_TASK STATEMENT_
Each entry must appear again exactly as it does in the source.

_RECORDED INFORMATION_
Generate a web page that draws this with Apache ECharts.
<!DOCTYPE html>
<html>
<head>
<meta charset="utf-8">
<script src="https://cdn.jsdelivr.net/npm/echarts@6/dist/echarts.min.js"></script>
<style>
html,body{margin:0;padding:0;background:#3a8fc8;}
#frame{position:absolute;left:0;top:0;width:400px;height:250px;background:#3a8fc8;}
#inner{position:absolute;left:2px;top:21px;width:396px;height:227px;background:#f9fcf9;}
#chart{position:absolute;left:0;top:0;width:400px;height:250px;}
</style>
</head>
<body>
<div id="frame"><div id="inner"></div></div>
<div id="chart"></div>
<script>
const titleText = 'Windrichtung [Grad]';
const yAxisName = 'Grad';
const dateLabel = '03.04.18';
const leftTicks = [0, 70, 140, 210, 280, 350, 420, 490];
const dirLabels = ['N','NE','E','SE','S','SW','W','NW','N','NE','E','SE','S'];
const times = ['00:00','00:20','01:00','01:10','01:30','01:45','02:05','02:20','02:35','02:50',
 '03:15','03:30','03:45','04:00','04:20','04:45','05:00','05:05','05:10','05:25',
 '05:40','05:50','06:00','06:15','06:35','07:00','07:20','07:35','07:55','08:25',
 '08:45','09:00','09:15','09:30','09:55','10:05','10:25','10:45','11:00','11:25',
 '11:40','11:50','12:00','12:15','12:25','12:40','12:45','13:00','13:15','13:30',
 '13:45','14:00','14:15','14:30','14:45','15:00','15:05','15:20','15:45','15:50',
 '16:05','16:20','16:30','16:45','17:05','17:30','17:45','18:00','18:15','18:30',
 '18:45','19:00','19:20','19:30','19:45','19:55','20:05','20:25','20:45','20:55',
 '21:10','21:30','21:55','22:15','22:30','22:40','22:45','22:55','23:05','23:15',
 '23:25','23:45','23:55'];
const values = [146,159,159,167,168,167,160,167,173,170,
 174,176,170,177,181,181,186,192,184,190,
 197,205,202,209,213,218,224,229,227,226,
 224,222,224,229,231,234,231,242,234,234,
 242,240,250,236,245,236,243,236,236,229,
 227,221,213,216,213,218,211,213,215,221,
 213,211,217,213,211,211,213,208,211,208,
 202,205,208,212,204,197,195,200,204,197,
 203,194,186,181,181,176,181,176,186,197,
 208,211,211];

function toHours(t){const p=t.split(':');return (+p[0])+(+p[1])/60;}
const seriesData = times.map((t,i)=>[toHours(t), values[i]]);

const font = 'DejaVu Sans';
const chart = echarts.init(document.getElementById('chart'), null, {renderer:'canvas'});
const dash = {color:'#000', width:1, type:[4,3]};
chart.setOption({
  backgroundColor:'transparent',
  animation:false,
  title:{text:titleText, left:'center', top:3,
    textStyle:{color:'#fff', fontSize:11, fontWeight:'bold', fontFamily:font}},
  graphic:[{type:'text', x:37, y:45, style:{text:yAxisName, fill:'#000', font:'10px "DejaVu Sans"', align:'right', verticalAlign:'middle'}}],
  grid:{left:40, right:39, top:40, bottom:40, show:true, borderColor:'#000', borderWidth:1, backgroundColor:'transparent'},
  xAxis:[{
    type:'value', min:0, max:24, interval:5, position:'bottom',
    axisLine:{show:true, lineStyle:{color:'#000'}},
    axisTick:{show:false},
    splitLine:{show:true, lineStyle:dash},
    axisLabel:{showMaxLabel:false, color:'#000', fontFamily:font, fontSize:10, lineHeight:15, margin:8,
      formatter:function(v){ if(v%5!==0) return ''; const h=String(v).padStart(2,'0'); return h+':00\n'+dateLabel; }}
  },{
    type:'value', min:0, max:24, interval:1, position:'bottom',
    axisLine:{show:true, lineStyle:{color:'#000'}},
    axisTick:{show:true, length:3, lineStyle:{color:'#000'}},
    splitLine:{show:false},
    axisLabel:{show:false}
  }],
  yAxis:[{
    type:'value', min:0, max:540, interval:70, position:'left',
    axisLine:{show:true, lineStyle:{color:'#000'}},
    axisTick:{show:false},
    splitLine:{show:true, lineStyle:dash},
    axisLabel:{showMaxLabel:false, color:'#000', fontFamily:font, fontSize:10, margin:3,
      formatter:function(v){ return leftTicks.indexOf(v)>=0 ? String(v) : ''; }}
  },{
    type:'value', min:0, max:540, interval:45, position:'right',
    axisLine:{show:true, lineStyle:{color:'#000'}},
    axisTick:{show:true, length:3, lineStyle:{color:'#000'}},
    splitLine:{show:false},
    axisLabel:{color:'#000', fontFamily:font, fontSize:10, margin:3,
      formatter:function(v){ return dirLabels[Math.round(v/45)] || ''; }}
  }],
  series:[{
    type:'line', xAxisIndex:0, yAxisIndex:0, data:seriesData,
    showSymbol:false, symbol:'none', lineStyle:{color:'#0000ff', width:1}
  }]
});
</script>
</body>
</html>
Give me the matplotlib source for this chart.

_IN RESPONSE_
Generate a web page that draws this with Apache ECharts.
<!DOCTYPE html>
<html>
<head>
<meta charset="utf-8">
<script src="https://cdn.jsdelivr.net/npm/echarts@6/dist/echarts.min.js"></script>
<style>
html,body{margin:0;padding:0;background:#3a8fc8;}
#frame{position:absolute;left:0;top:0;width:400px;height:250px;background:#3a8fc8;}
#inner{position:absolute;left:2px;top:21px;width:396px;height:227px;background:#f9fcf9;}
#chart{position:absolute;left:0;top:0;width:400px;height:250px;}
</style>
</head>
<body>
<div id="frame"><div id="inner"></div></div>
<div id="chart"></div>
<script>
const titleText = 'Windrichtung [Grad]';
const yAxisName = 'Grad';
const dateLabel = '03.04.18';
const leftTicks = [0, 70, 140, 210, 280, 350, 420, 490];
const dirLabels = ['N','NE','E','SE','S','SW','W','NW','N','NE','E','SE','S'];
const times = ['00:00','00:20','01:00','01:10','01:30','01:45','02:05','02:20','02:35','02:50',
 '03:15','03:30','03:45','04:00','04:20','04:45','05:00','05:05','05:10','05:25',
 '05:40','05:50','06:00','06:15','06:35','07:00','07:20','07:35','07:55','08:25',
 '08:45','09:00','09:15','09:30','09:55','10:05','10:25','10:45','11:00','11:25',
 '11:40','11:50','12:00','12:15','12:25','12:40','12:45','13:00','13:15','13:30',
 '13:45','14:00','14:15','14:30','14:45','15:00','15:05','15:20','15:45','15:50',
 '16:05','16:20','16:30','16:45','17:05','17:30','17:45','18:00','18:15','18:30',
 '18:45','19:00','19:20','19:30','19:45','19:55','20:05','20:25','20:45','20:55',
 '21:10','21:30','21:55','22:15','22:30','22:40','22:45','22:55','23:05','23:15',
 '23:25','23:45','23:55'];
const values = [146,159,159,167,168,167,160,167,173,170,
 174,176,170,177,181,181,186,192,184,190,
 197,205,202,209,213,218,224,229,227,226,
 224,222,224,229,231,234,231,242,234,234,
 242,240,250,236,245,236,243,236,236,229,
 227,221,213,216,213,218,211,213,215,221,
 213,211,217,213,211,211,213,208,211,208,
 202,205,208,212,204,197,195,200,204,197,
 203,194,186,181,181,176,181,176,186,197,
 208,211,211];

function toHours(t){const p=t.split(':');return (+p[0])+(+p[1])/60;}
const seriesData = times.map((t,i)=>[toHours(t), values[i]]);

const font = 'DejaVu Sans';
const chart = echarts.init(document.getElementById('chart'), null, {renderer:'canvas'});
const dash = {color:'#000', width:1, type:[4,3]};
chart.setOption({
  backgroundColor:'transparent',
  animation:false,
  title:{text:titleText, left:'center', top:3,
    textStyle:{color:'#fff', fontSize:11, fontWeight:'bold', fontFamily:font}},
  graphic:[{type:'text', x:37, y:45, style:{text:yAxisName, fill:'#000', font:'10px "DejaVu Sans"', align:'right', verticalAlign:'middle'}}],
  grid:{left:40, right:39, top:40, bottom:40, show:true, borderColor:'#000', borderWidth:1, backgroundColor:'transparent'},
  xAxis:[{
    type:'value', min:0, max:24, interval:5, position:'bottom',
    axisLine:{show:true, lineStyle:{color:'#000'}},
    axisTick:{show:false},
    splitLine:{show:true, lineStyle:dash},
    axisLabel:{showMaxLabel:false, color:'#000', fontFamily:font, fontSize:10, lineHeight:15, margin:8,
      formatter:function(v){ if(v%5!==0) return ''; const h=String(v).padStart(2,'0'); return h+':00\n'+dateLabel; }}
  },{
    type:'value', min:0, max:24, interval:1, position:'bottom',
    axisLine:{show:true, lineStyle:{color:'#000'}},
    axisTick:{show:true, length:3, lineStyle:{color:'#000'}},
    splitLine:{show:false},
    axisLabel:{show:false}
  }],
  yAxis:[{
    type:'value', min:0, max:540, interval:70, position:'left',
    axisLine:{show:true, lineStyle:{color:'#000'}},
    axisTick:{show:false},
    splitLine:{show:true, lineStyle:dash},
    axisLabel:{showMaxLabel:false, color:'#000', fontFamily:font, fontSize:10, margin:3,
      formatter:function(v){ return leftTicks.indexOf(v)>=0 ? String(v) : ''; }}
  },{
    type:'value', min:0, max:540, interval:45, position:'right',
    axisLine:{show:true, lineStyle:{color:'#000'}},
    axisTick:{show:true, length:3, lineStyle:{color:'#000'}},
    splitLine:{show:false},
    axisLabel:{color:'#000', fontFamily:font, fontSize:10, margin:3,
      formatter:function(v){ return dirLabels[Math.round(v/45)] || ''; }}
  }],
  series:[{
    type:'line', xAxisIndex:0, yAxisIndex:0, data:seriesData,
    showSymbol:false, symbol:'none', lineStyle:{color:'#0000ff', width:1}
  }]
});
</script>
</body>
</html>
Give me the matplotlib source for this chart.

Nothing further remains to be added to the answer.